You might also need to make sure that you don't depend on the dynamic glibc. Run ldd on your resulting executable and note any dynamic dependencies (libc/libm/libpthread are usal suspects).
Additional exercise would be building a bunch of involved C++11 examples using this methodology and actually trying the resulting binaries on a real 10.04 system. In most cases, unless you do something weird with dynamic loading, you'll know right away whether the program works or it crashes.
Add-on to Jonathan Wakely's answer regarding the RPATH:
RPATH will only work if the RPATH in question is the RPATH of the running application. If you have a library which dynamically links to any library through its own RPATH, the library's RPATH will be overwritten by the RPATH of the application which loads it. This is a problem when you cannot guarantee that the RPATH of the application is the same as that of your library, e.g. if you expect your dependencies to be in a particular directory, but that directory is not part of the application's RPATH.
For example, let us say you have an application App.exe which has a dynamically-linked dependency on libstdc++.so.x for GCC 4.9. The App.exe has this dependency resolved through the RPATH, i.e.
App.exe (RPATH=.:./gcc4_9/libstdc++.so.x)
Now let's say there is another library Dependency.so, which has a dynamically-linked dependency on libstdc++.so.y for GCC 5.5. The dependency here is resolved through the RPATH of the library, i.e.
Dependency.so (RPATH=.:./gcc5_5/libstdc++.so.y)

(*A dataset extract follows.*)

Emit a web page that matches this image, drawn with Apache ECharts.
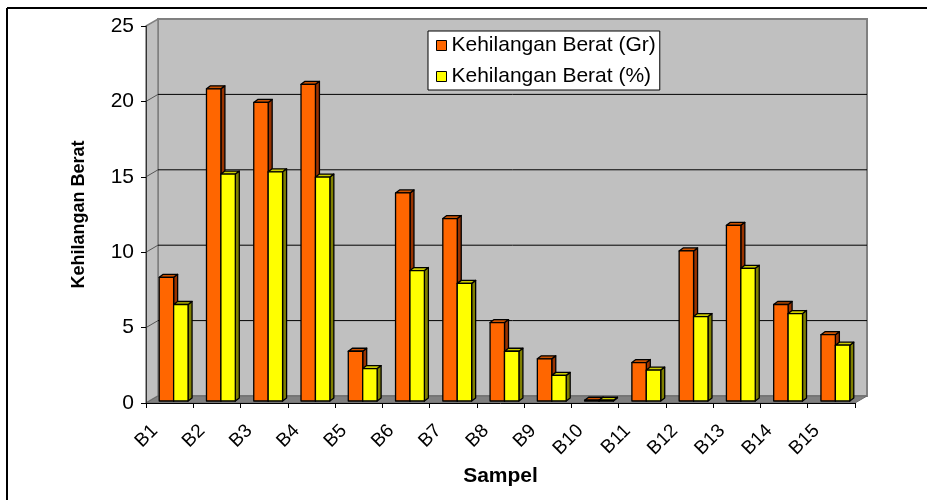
<!DOCTYPE html>
<html>
<head>
<meta charset="utf-8">
<script src="https://cdn.jsdelivr.net/npm/echarts@6/dist/echarts.min.js"></script>
<style>html,body{margin:0;padding:0;background:#fff;}#c{width:927px;height:500px;}</style>
</head>
<body>
<div id="c"></div>
<script>
var categories = ['B1','B2','B3','B4','B5','B6','B7','B8','B9','B10','B11','B12','B13','B14','B15'];
var beratGr = [8.2, 20.7, 19.8, 21.0, 3.3, 13.8, 12.1, 5.2, 2.8, 0.05, 2.55, 9.95, 11.65, 6.4, 4.4];
var beratPct = [6.4, 15.05, 15.2, 14.85, 2.15, 8.65, 7.8, 3.3, 1.7, 0.05, 2.05, 5.6, 8.8, 5.8, 3.7];
var yTicks = [0, 5, 10, 15, 20, 25];
var seriesNames = ['Kehilangan Berat (Gr)', 'Kehilangan Berat (%)'];

var WDX = 12, WDY = -7;      // wall depth offset
var BDX = 4, BDY = -2;       // bar position depth offset
var SDX = 4, SDY = -3;       // bar own depth
var FONT = 'Liberation Sans, Arial, sans-serif';

var palettes = [
  {front: '#FF6600', side: '#993300', top: '#CC5200'},
  {front: '#FFFF00', side: '#808000', top: '#CCCC00'}
];

function barRender(s) {
  return function (params, api) {
    var i = api.value(0), v = api.value(1);
    var base = api.coord([i, 0]);
    var top = api.coord([i, v]);
    var band = api.size([1, 0])[0];
    var w = band * 0.305;
    var x0 = base[0] + BDX - w + s * w;
    var x1 = x0 + w;
    var yb = base[1] + BDY, yt = top[1] + BDY;
    var p = palettes[s];
    var ls = {stroke: '#000', lineWidth: 1.3, lineJoin: 'round'};
    return {
      type: 'group',
      children: [
        {type: 'polygon', shape: {points: [[x1, yt], [x1 + SDX, yt + SDY], [x1 + SDX, yb + SDY], [x1, yb]]},
         style: Object.assign({fill: p.side}, ls)},
        {type: 'polygon', shape: {points: [[x0, yt], [x1, yt], [x1 + SDX, yt + SDY], [x0 + SDX, yt + SDY]]},
         style: Object.assign({fill: p.top}, ls)},
        {type: 'rect', shape: {x: x0, y: yt, width: w, height: yb - yt},
         style: Object.assign({fill: p.front}, ls)}
      ]
    };
  };
}

function wallRender(params, api) {
  var band = api.size([1, 0])[0];
  var xl = api.coord([0, 0])[0] - band / 2;
  var xr = api.coord([categories.length - 1, 0])[0] + band / 2;
  var y0 = api.coord([0, yTicks[0]])[1];
  var yMax = api.coord([0, yTicks[yTicks.length - 1]])[1];
  var ch = [];
  ch.push({type: 'rect', shape: {x: xl + WDX, y: yMax + WDY, width: xr - xl, height: y0 - yMax},
    style: {fill: '#C0C0C0', stroke: '#808080', lineWidth: 2}});
  ch.push({type: 'polygon', shape: {points: [[xl, y0], [xl, yMax], [xl + WDX, yMax + WDY], [xl + WDX, y0 + WDY]]},
    style: {fill: '#C0C0C0', stroke: '#808080', lineWidth: 1.5}});
  ch.push({type: 'polygon', shape: {points: [[xl, y0], [xr, y0], [xr + WDX, y0 + WDY], [xl + WDX, y0 + WDY]]},
    style: {fill: '#808080', stroke: '#6a6a6a', lineWidth: 1}});
  for (var k = 1; k < yTicks.length - 1; k++) {
    var yy = api.coord([0, yTicks[k]])[1];
    ch.push({type: 'line', shape: {x1: xl + WDX, y1: yy + WDY, x2: xr + WDX, y2: yy + WDY},
      style: {stroke: '#000', lineWidth: 1}});
    ch.push({type: 'line', shape: {x1: xl, y1: yy, x2: xl + WDX, y2: yy + WDY},
      style: {stroke: '#555', lineWidth: 1}});
  }
  return {type: 'group', children: ch};
}

var chart = echarts.init(document.getElementById('c'), null, {renderer: 'canvas'});
chart.setOption({
  animation: false,
  backgroundColor: '#fff',
  textStyle: {fontFamily: FONT},
  grid: {left: 146, right: 72, top: 26, bottom: 97, containLabel: false},
  legend: {
    orient: 'vertical',
    left: 428, top: 31,
    backgroundColor: '#fff', borderColor: '#000', borderWidth: 1, borderRadius: 0,
    padding: [4, 4, 3, 8],
    itemGap: 10,
    itemWidth: 10, itemHeight: 10, itemTextGap: 9,
    textStyle: {fontFamily: FONT, fontSize: 21, color: '#000', width: 216},
    data: [
      {name: seriesNames[0], icon: 'rect', itemStyle: {color: palettes[0].front, borderColor: '#000', borderWidth: 1}},
      {name: seriesNames[1], icon: 'rect', itemStyle: {color: palettes[1].front, borderColor: '#000', borderWidth: 1}}
    ]
  },
  xAxis: {
    type: 'category',
    data: categories,
    boundaryGap: true,
    name: 'Sampel',
    nameLocation: 'middle',
    nameGap: 59,
    nameTextStyle: {fontFamily: FONT, fontSize: 21, fontWeight: 'bold', color: '#000'},
    axisLine: {show: true, lineStyle: {color: '#000', width: 1}},
    axisTick: {show: true, length: 5, lineStyle: {color: '#000'}},
    axisLabel: {rotate: 45, margin: 10, fontSize: 19, color: '#000', fontFamily: FONT, padding: [0, 21, 0, 0]},
    splitLine: {show: false}
  },
  yAxis: {
    type: 'value',
    min: 0, max: 25, interval: 5,
    name: 'Kehilangan Berat',
    nameLocation: 'middle',
    nameGap: 58,
    nameTextStyle: {fontFamily: FONT, fontSize: 18, fontWeight: 'bold', color: '#000'},
    axisLine: {show: true, lineStyle: {color: '#333', width: 1}},
    axisTick: {show: true, length: 5, lineStyle: {color: '#000'}},
    axisLabel: {fontSize: 21, color: '#000', margin: 12, fontFamily: FONT},
    splitLine: {show: false}
  },
  graphic: [
    {type: 'line', shape: {x1: 7, y1: 8, x2: 927, y2: 8}, style: {stroke: '#000', lineWidth: 2}},
    {type: 'line', shape: {x1: 7, y1: 8, x2: 7, y2: 500}, style: {stroke: '#000', lineWidth: 2}}
  ],
  series: [
    {type: 'custom', name: '_wall', data: [[0, 0]], renderItem: wallRender, z: 0, silent: true, clip: false},
    {type: 'custom', name: seriesNames[0], itemStyle: {color: palettes[0].front},
     data: beratGr.map(function (v, i) { return [i, v]; }), renderItem: barRender(0), z: 2, clip: false},
    {type: 'custom', name: seriesNames[1], itemStyle: {color: palettes[1].front},
     data: beratPct.map(function (v, i) { return [i, v]; }), renderItem: barRender(1), z: 3, clip: false}
  ]
});
</script>
</body>
</html>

When App.exe loads Dependency.so, it neither appends nor prepends the RPATH of the library. It doesn't consult it at all. The only RPATH which is considered will be that of the running application, or App.exe in this example. That means that if the library relies on symbols which are in gcc5_5/libstdc++.so.y but not in gcc4_9/libstdc++.so.x, then the library will fail to load.
This is just as a word of warning, since I've run into these issues myself in the past. RPATH is a very useful tool but its implementation still has some gotchas.